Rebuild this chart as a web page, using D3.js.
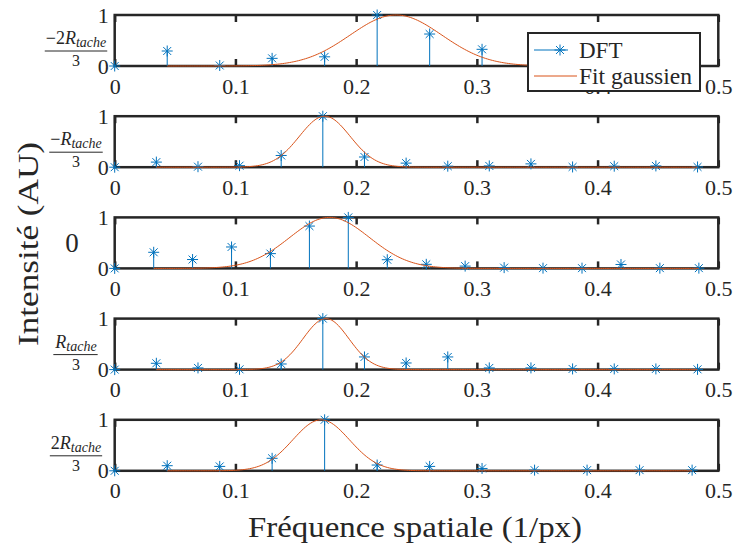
<!DOCTYPE html>
<html><head><meta charset="utf-8">
<script src="https://cdn.jsdelivr.net/npm/d3@7"></script>
<style>body{margin:0;background:#fff}</style>
</head><body>
<svg id="c" width="735" height="553"></svg>
<script>
// ---- data ----
const freq23 = [0, 0.0435, 0.087, 0.1304, 0.1739, 0.2174, 0.2609, 0.3043, 0.3478, 0.3913, 0.4348, 0.4783];
const freq29 = [0, 0.0345, 0.069, 0.1034, 0.1379, 0.1724, 0.2069, 0.2414, 0.2759, 0.3103, 0.3448, 0.3793, 0.4138, 0.4483, 0.4828];
const freq31 = [0, 0.0323, 0.0645, 0.0968, 0.129, 0.1613, 0.1935, 0.2258, 0.2581, 0.2903, 0.3226, 0.3548, 0.3871, 0.4194, 0.4516, 0.4839];

const dftA = [0, 0.294, 0.01, 0.15, 0.18, 1.0, 0.627, 0.327, 0.03, 0.01, 0.01, 0.005];
const dftB = [0, 0.10, 0.01, 0.03, 0.23, 1.0, 0.20, 0.08, 0.02, 0.025, 0.065, 0.005, 0.02, 0.025, 0.005];
const dftC = [0, 0.316, 0.174, 0.42, 0.29, 0.83, 1.0, 0.17, 0.08, 0.045, 0.015, 0.005, 0.005, 0.077, 0.005, 0.005];
const dftD = [0, 0.124, 0.033, 0.005, 0.11, 1.0, 0.248, 0.13, 0.248, 0.033, 0.033, 0.013, 0.013, 0.013, 0.005];
const dftE = [0, 0.10, 0.086, 0.245, 1.0, 0.113, 0.086, 0.046, 0.013, 0.013, 0.013, 0.013];

// gaussian fit parameters per panel
const fitAmp   = [1.0, 1.0, 1.0, 1.0, 1.0];
const fitMu    = [0.233, 0.174, 0.178, 0.175, 0.171];
const fitSigma = [0.038, 0.021, 0.033, 0.019, 0.0235];

const labelPrefix = ["−2", "−", null, "", "2"];   // null -> plain "0"
const xTicks = [0, 0.1, 0.2, 0.3, 0.4, 0.5];
const xTickLabels = ["0", "0.1", "0.2", "0.3", "0.4", "0.5"];
const yTicks = [0, 1];
const yTickLabels = ["0", "1"];
const seriesNames = ["DFT", "Fit gaussien"];

const panelFreqs = [freq23, freq29, freq31, freq29, freq23];
const panelValues = [dftA, dftB, dftC, dftD, dftE];

// ---- drawing ----
const svg = d3.select("#c");
const FONT = "'Liberation Serif', 'Times New Roman', serif";
const AX = "#262626", BLUE = "#0072BD", ORANGE = "#D95319";
const x = d3.scaleLinear().domain([0, 0.5]).range([114.7, 718.3]);
const panelH = 51, step = 101.2, top0 = 15;

function starPath(r) {
  const d = r * 0.72;
  return `M${-r},0L${r},0M0,${-r}L0,${r}M${-d},${-d}L${d},${d}M${-d},${d}L${d},${-d}`;
}

panelValues.forEach((vals, i) => {
  const T = top0 + i * step, B = T + panelH;
  const y = d3.scaleLinear().domain([0, 1]).range([B, T]);
  const freqs = panelFreqs[i];
  const g = svg.append("g");

  // box
  g.append("rect").attr("x", x(0)).attr("y", T).attr("width", x(0.5) - x(0)).attr("height", panelH)
    .attr("fill", "none").attr("stroke", AX).attr("stroke-width", 2.5);

  // bottom axis (ticks inward)
  const ab = g.append("g").attr("transform", `translate(0,${B})`)
    .call(d3.axisBottom(x).tickValues(xTicks).tickFormat((d, k) => xTickLabels[k]).tickSizeInner(-7).tickSizeOuter(0).tickPadding(12));
  ab.select(".domain").remove();
  ab.selectAll("line").attr("stroke", AX).attr("stroke-width", 2.5);
  ab.selectAll("text").attr("font-family", FONT).attr("font-size", 22).attr("fill", AX);

  const at = g.append("g").attr("transform", `translate(0,${T})`)
    .call(d3.axisTop(x).tickValues(xTicks).tickFormat("").tickSizeInner(-7).tickSizeOuter(0));
  at.select(".domain").remove();
  at.selectAll("line").attr("stroke", AX).attr("stroke-width", 2.5);

  // left axis labels
  const al = g.append("g").attr("transform", `translate(${x(0)},0)`)
    .call(d3.axisLeft(y).tickValues(yTicks).tickFormat((d, k) => yTickLabels[k]).tickSizeInner(0).tickSizeOuter(0).tickPadding(6));
  al.select(".domain").remove();
  al.selectAll("line").remove();
  al.selectAll("text").attr("font-family", FONT).attr("font-size", 22).attr("fill", AX);

  // stems
  g.selectAll(".stem").data(vals).join("line")
    .attr("x1", (d, k) => x(freqs[k])).attr("x2", (d, k) => x(freqs[k]))
    .attr("y1", y(0)).attr("y2", d => y(d))
    .attr("stroke", BLUE).attr("stroke-width", 1);
  g.selectAll(".star").data(vals).join("path")
    .attr("transform", (d, k) => `translate(${x(freqs[k])},${y(d)})`)
    .attr("d", starPath(5.5)).attr("fill", "none").attr("stroke", BLUE).attr("stroke-width", 1);

  // gaussian fit
  const f0 = freqs[1], f1 = freqs[freqs.length - 1];
  const samples = d3.range(0, 301).map(j => f0 + (f1 - f0) * j / 300);
  const fit = f => fitAmp[i] * Math.exp(-((f - fitMu[i]) ** 2) / (2 * fitSigma[i] ** 2));
  g.append("path").datum(samples)
    .attr("d", d3.line().x(f => x(f)).y(f => y(fit(f))))
    .attr("fill", "none").attr("stroke", ORANGE).attr("stroke-width", 1);

  // panel label
  const cx = 76;
  if (labelPrefix[i] === null) {
    g.append("text").attr("x", 72).attr("y", (T + B) / 2 + 9).attr("text-anchor", "middle")
      .attr("font-family", FONT).attr("font-size", 27).attr("fill", AX).text("0");
  } else {
    const num = g.append("text").attr("x", cx).attr("y", T + 29).attr("text-anchor", "middle")
      .attr("font-family", FONT).attr("font-size", 18).attr("fill", AX);
    num.append("tspan").text(labelPrefix[i]);
    num.append("tspan").attr("font-style", "italic").text("R");
    num.append("tspan").attr("font-style", "italic").attr("font-size", 14).attr("dy", 3).text("tache");
    const bb = num.node().getBBox();
    g.append("line").attr("x1", bb.x - 1).attr("x2", bb.x + bb.width + 1).attr("y1", T + 36).attr("y2", T + 36)
      .attr("stroke", AX).attr("stroke-width", 1);
    g.append("text").attr("x", cx).attr("y", T + 51).attr("text-anchor", "middle")
      .attr("font-family", FONT).attr("font-size", 16).attr("fill", AX).text("3");
  }
});

// legend
const lg = svg.append("g");
lg.append("rect").attr("x", 528).attr("y", 33).attr("width", 172).attr("height", 58)
  .attr("fill", "#fff").attr("stroke", AX).attr("stroke-width", 2);
lg.append("line").attr("x1", 534).attr("x2", 568).attr("y1", 50).attr("y2", 50).attr("stroke", BLUE).attr("stroke-width", 1);
lg.append("path").attr("transform", "translate(560,50)").attr("d", starPath(5.5)).attr("fill", "none").attr("stroke", BLUE);
lg.append("line").attr("x1", 534).attr("x2", 577).attr("y1", 76).attr("y2", 76).attr("stroke", ORANGE).attr("stroke-width", 1);
lg.append("text").attr("x", 579).attr("y", 58).attr("font-family", FONT).attr("font-size", 23).attr("fill", AX).text(seriesNames[0]);
lg.append("text").attr("x", 579).attr("y", 84).attr("font-family", FONT).attr("font-size", 23).attr("fill", AX)
  .attr("textLength", 113).attr("lengthAdjust", "spacingAndGlyphs").text(seriesNames[1]);

// axis titles
svg.append("text").attr("transform", "translate(38,244) rotate(-90)").attr("text-anchor", "middle")
  .attr("font-family", FONT).attr("font-size", 30).attr("fill", AX)
  .attr("textLength", 204).attr("lengthAdjust", "spacingAndGlyphs").text("Intensité (AU)");
svg.append("text").attr("x", 415).attr("y", 537).attr("text-anchor", "middle")
  .attr("font-family", FONT).attr("font-size", 30).attr("fill", AX)
  .attr("textLength", 334).attr("lengthAdjust", "spacingAndGlyphs").text("Fréquence spatiale (1/px)");
</script>
</body></html>
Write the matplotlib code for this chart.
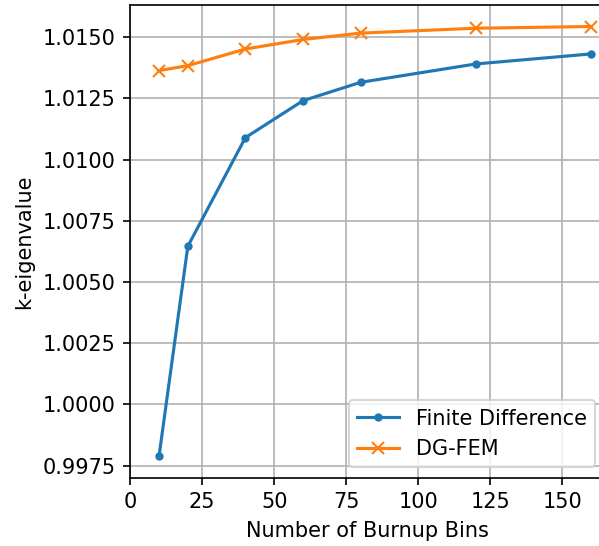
import matplotlib
matplotlib.use("Agg")
import matplotlib.pyplot as plt

# Burnup bin counts and resulting k-eigenvalues
bins = [10, 20, 40, 60, 80, 120, 160]
k_fd = [0.99788, 1.00646, 1.01090, 1.01241, 1.01316, 1.01391, 1.01432]
k_dgfem = [1.01364, 1.01384, 1.01452, 1.01491, 1.01517, 1.01537, 1.01544]

DPI = 150
fig = plt.figure(figsize=(599 / DPI, 546 / DPI), dpi=DPI)
ax = fig.add_axes([0.2174, 0.125, 0.7933, 0.8658])

ax.plot(bins, k_fd, '.-', label='Finite Difference')
ax.plot(bins, k_dgfem, 'x-', label='DG-FEM')
ax.set_xlim(0, 165)
ax.set_xlabel('Number of Burnup Bins')
ax.set_ylabel('k-eigenvalue')
ax.grid(True)
ax.legend(loc='lower right')

fig.savefig('out.png', dpi=DPI)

**What you have to do:** Reproduce the data above word for word from its first line through the line that holds "0.4194, 0.4516, 0.4839];", both ends included; skip pictures.

**Expected answer:**
Rebuild this chart as a web page, using D3.js.
<!DOCTYPE html>
<html><head><meta charset="utf-8">
<script src="https://cdn.jsdelivr.net/npm/d3@7"></script>
<style>body{margin:0;background:#fff}</style>
</head><body>
<svg id="c" width="735" height="553"></svg>
<script>
// ---- data ----
const freq23 = [0, 0.0435, 0.087, 0.1304, 0.1739, 0.2174, 0.2609, 0.3043, 0.3478, 0.3913, 0.4348, 0.4783];
const freq29 = [0, 0.0345, 0.069, 0.1034, 0.1379, 0.1724, 0.2069, 0.2414, 0.2759, 0.3103, 0.3448, 0.3793, 0.4138, 0.4483, 0.4828];
const freq31 = [0, 0.0323, 0.0645, 0.0968, 0.129, 0.1613, 0.1935, 0.2258, 0.2581, 0.2903, 0.3226, 0.3548, 0.3871, 0.4194, 0.4516, 0.4839];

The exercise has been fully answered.